People who maintain a penis will accept this: Why go for a TV that requires an entertainment center when you can buy a TV that is an entertainment center in itself? I was ready to fit 50 inches of electified goodness in the corner of my living room.
The Focal Point Police then entered the picture. The conversation went a little like this:
Me: “I’m going to buy a big ol’ TV.”
FPP: “The TV is not going to be the focal point of our living area. You’re going to buy one that fits in the armoire.”
Me: “The TV is not going to be the focal point of our living area.
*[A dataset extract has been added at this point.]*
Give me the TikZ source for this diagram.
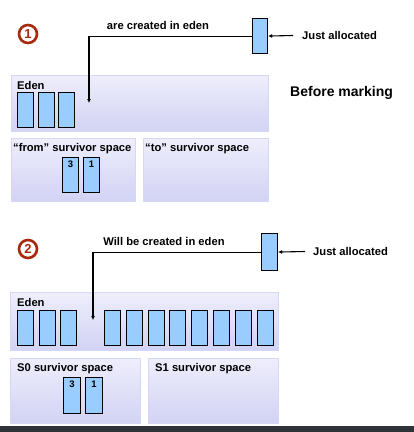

I’m going to buy one that fits in the armoire.”
My penis shrank by 50%. The TV shrank by a little less than that.
I put on my small penis hat yesterday and made the rounds. Circuit City, Sears, Best Buy. Back to Circuit City. Back to Best Buy. Stopped off at Planet Smoothie for a Leapin’ Lizard. Then back to Circuit City.
Tomorrow night I’m going to pick up a 32″ flat screen TV. I’m hoping it fills 99% of the armoire space, leaving just enough that I can point to the open space as a great symbol of my ability to compromise.
I hate to be crude, but I wonder how the Focal Point Police would react if somehow I ended up with a 50″ penis (some sort of ginseng root anomoly or something). You think I would hear, “The Penis is not going to be the focal point of our sleeping area. You’re going to maintain one that fits in a pair of Fruit o’ the Looms.”
I’ll leave that for discussion as I go out in search of ginseng and a Teletubbies DVD.